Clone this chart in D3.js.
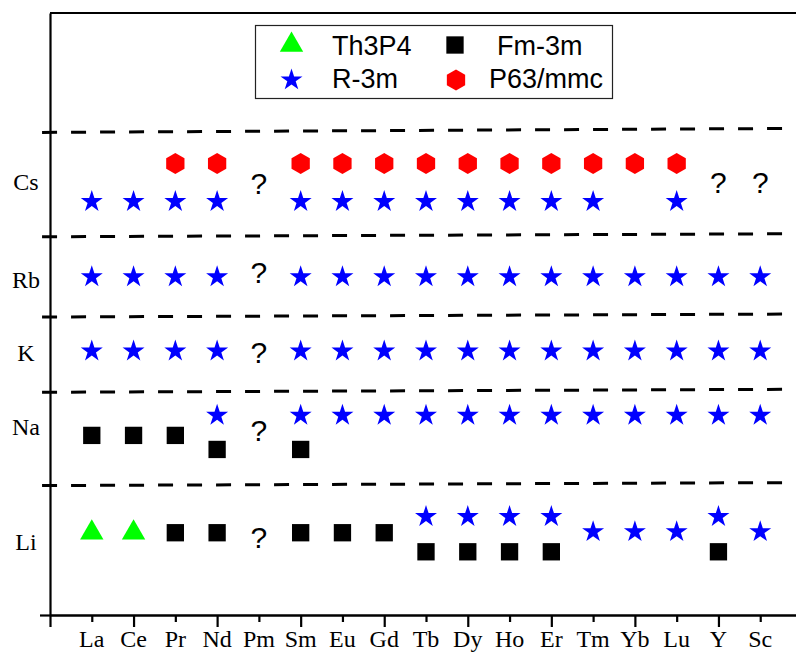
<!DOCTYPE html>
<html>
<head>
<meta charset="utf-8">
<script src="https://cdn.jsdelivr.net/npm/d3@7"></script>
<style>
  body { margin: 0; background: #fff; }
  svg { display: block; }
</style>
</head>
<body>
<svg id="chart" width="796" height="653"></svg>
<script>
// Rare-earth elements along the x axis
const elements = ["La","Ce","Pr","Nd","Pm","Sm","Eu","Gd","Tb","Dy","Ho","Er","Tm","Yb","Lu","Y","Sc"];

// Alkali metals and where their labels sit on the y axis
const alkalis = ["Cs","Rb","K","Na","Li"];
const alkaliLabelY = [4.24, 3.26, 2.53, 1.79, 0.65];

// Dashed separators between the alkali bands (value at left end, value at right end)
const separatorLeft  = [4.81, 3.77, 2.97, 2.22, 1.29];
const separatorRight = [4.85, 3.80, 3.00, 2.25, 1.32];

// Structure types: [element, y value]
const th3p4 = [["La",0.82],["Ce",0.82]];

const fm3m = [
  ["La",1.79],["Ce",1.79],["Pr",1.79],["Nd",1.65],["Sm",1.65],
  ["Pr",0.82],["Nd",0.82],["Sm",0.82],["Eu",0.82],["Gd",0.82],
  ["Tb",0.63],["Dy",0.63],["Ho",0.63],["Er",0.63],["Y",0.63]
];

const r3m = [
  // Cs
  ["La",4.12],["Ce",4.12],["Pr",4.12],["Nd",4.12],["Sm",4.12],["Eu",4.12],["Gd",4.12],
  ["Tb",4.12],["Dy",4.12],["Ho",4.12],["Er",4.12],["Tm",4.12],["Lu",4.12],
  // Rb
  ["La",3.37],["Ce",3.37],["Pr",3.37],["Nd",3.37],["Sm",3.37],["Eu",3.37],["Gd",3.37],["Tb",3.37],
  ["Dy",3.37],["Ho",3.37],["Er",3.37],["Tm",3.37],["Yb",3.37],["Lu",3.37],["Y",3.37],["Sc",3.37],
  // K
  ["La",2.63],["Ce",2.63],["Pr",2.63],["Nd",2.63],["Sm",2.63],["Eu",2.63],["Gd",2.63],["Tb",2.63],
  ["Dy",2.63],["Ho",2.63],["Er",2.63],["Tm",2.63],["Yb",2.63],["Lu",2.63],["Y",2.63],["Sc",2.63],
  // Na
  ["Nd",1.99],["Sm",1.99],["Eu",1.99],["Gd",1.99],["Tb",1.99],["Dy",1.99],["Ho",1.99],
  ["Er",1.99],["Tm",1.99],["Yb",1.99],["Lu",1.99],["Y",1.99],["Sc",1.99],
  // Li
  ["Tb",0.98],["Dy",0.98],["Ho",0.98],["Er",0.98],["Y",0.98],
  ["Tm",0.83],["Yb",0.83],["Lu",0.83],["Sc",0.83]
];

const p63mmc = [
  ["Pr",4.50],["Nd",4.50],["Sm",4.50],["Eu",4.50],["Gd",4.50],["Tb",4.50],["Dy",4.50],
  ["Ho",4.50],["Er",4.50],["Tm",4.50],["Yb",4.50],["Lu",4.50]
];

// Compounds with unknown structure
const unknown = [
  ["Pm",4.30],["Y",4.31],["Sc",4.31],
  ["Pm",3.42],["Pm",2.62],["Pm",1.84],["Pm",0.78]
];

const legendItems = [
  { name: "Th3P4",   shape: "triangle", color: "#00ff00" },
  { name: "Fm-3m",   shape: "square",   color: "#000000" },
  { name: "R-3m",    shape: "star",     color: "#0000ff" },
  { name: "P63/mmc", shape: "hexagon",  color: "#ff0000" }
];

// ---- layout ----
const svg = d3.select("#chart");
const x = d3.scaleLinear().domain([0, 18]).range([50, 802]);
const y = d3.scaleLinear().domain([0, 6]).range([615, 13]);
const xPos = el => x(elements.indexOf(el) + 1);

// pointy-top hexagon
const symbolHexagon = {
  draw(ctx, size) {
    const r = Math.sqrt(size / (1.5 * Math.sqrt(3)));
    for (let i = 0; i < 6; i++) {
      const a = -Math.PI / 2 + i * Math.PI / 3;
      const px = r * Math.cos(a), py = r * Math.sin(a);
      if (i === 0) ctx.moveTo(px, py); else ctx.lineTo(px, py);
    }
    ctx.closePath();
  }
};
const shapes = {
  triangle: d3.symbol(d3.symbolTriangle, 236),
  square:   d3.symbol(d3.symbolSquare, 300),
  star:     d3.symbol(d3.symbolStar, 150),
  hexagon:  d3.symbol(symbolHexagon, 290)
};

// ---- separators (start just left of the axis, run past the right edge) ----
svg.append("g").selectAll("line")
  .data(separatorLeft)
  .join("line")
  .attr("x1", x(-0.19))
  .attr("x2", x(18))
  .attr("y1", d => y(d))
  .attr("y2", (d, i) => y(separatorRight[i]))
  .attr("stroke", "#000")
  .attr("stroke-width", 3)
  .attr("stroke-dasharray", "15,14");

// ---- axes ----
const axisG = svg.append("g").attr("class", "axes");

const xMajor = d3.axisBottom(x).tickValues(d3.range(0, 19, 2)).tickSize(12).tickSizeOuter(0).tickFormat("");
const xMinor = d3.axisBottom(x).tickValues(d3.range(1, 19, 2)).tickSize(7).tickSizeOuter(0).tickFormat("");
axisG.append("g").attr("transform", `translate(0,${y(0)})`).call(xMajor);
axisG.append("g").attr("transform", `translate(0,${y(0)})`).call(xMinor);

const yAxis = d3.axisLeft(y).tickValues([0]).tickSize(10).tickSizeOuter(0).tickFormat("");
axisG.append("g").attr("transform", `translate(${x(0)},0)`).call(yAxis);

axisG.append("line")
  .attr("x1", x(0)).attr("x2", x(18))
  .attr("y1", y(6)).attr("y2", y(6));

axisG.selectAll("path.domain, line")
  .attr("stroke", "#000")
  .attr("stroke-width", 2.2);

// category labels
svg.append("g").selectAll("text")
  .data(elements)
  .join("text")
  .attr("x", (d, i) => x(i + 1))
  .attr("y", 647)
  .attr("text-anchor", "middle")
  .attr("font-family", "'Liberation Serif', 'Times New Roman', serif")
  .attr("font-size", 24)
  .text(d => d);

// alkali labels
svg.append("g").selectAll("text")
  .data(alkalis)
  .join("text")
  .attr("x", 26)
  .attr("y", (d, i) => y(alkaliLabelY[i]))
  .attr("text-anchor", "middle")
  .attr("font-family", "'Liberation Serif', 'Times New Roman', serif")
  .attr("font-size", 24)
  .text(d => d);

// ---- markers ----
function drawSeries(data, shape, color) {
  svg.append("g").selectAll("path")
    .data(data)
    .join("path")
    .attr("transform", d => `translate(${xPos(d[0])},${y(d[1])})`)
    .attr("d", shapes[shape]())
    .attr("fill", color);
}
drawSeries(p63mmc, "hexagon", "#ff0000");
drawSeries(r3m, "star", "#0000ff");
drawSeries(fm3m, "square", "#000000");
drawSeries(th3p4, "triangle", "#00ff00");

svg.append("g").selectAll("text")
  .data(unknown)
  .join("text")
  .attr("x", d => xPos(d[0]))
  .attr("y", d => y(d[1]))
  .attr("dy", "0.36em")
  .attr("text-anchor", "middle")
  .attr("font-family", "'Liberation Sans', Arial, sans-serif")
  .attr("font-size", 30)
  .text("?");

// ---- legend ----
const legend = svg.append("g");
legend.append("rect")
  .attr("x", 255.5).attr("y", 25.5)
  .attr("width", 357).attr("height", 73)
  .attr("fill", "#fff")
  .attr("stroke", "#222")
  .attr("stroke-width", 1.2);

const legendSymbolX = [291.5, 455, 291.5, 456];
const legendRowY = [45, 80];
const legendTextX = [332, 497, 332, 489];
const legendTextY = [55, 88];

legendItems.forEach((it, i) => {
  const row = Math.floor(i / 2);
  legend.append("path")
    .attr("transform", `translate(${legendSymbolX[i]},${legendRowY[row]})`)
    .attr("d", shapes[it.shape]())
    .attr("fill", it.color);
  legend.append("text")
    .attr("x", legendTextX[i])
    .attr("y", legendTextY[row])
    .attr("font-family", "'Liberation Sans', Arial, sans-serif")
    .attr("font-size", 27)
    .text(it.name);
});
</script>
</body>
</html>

________________

> REQUEST:
Copy and report every line where the word "chart" is present.

> SOLUTION TO THIS PROBLEM:
Clone this chart in D3.js.
<svg id="chart" width="796" height="653"></svg>
const svg = d3.select("#chart");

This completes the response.